--- start of Information provided ---

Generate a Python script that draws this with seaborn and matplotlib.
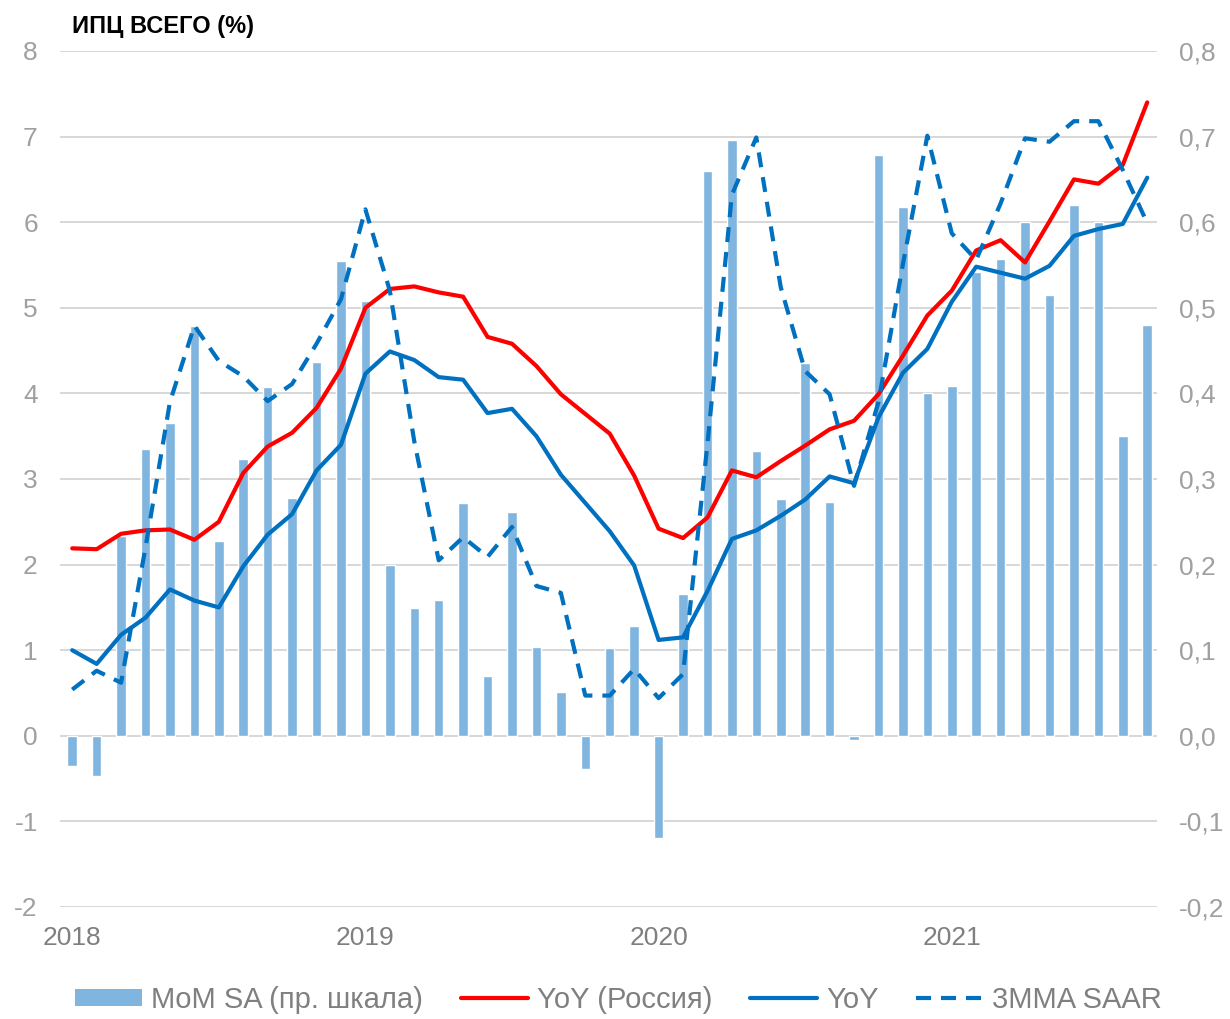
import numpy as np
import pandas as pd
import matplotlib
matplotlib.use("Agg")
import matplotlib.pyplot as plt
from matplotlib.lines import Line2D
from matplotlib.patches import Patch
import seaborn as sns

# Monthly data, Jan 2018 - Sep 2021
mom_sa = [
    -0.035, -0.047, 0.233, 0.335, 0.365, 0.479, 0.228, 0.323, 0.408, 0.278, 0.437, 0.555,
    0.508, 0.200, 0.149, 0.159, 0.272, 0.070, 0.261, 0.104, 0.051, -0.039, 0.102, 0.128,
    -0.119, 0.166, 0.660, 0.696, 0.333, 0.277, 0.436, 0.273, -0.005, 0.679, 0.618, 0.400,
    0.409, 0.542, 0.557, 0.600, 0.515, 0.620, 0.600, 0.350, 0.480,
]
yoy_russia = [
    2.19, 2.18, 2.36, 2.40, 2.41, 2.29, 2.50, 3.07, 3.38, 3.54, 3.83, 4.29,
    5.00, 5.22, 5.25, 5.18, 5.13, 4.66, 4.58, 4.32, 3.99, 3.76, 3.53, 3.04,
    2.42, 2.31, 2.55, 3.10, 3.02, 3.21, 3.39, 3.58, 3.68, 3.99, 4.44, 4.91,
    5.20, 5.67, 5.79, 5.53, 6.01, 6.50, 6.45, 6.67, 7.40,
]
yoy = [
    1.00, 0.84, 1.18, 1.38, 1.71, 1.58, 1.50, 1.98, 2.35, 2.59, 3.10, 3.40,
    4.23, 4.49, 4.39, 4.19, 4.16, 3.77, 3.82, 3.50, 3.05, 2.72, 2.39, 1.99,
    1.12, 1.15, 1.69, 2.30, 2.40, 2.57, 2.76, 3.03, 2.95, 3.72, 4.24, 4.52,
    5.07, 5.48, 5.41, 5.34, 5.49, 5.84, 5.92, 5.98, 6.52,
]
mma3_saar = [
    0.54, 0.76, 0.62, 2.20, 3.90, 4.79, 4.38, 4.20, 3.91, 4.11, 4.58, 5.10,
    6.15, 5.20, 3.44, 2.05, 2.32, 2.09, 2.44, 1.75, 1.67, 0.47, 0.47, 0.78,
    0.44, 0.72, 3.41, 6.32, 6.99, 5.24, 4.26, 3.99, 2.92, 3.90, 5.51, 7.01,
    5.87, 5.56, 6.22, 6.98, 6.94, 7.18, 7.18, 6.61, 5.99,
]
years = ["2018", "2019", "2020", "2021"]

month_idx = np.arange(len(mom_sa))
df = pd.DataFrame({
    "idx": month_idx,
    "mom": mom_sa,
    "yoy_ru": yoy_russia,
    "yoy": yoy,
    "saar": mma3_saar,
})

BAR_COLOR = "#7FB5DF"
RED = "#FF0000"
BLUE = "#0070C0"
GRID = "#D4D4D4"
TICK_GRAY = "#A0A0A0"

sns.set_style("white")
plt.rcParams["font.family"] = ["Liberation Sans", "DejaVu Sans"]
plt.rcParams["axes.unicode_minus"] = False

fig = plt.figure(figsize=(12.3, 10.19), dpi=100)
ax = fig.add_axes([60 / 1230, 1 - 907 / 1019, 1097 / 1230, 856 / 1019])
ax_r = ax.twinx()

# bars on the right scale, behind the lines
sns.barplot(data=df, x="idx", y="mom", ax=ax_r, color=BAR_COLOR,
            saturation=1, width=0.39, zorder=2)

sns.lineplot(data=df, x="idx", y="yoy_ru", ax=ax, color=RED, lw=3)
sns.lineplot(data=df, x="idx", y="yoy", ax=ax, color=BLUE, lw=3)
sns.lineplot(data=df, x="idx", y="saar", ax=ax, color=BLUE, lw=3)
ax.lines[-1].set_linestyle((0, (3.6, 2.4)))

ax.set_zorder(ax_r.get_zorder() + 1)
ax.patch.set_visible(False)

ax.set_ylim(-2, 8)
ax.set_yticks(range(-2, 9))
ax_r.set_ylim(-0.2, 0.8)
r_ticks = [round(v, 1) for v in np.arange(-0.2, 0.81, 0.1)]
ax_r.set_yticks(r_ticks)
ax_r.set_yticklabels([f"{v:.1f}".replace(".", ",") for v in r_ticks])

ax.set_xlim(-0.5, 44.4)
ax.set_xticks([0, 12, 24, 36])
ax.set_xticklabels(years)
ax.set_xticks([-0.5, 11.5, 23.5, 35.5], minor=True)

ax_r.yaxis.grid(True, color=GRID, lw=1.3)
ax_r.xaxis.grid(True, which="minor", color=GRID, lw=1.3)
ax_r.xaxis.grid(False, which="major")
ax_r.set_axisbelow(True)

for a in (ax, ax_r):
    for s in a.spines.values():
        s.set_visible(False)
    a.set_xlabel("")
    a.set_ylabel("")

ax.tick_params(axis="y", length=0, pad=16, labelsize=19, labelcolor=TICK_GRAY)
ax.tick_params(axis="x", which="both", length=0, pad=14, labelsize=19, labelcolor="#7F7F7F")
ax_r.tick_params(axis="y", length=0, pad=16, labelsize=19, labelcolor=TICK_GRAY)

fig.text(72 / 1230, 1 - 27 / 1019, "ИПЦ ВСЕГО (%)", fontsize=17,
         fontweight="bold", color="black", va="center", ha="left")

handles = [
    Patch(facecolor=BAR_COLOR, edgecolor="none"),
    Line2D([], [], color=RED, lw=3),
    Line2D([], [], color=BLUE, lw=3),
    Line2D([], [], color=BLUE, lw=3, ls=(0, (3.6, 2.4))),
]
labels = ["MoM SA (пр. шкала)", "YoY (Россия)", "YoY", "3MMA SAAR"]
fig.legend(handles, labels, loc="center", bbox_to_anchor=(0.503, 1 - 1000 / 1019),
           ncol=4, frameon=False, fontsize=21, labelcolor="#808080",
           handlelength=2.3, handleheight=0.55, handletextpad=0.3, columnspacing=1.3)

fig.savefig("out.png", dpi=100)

--- end of Information provided ---

Work required: Copy nothing but the lines from the top of the data down to the line containing "import seaborn as sns", and leave the pictures out.

Output for this task:
Generate a Python script that draws this with seaborn and matplotlib.
import numpy as np
import pandas as pd
import matplotlib
matplotlib.use("Agg")
import matplotlib.pyplot as plt
from matplotlib.lines import Line2D
from matplotlib.patches import Patch
import seaborn as sns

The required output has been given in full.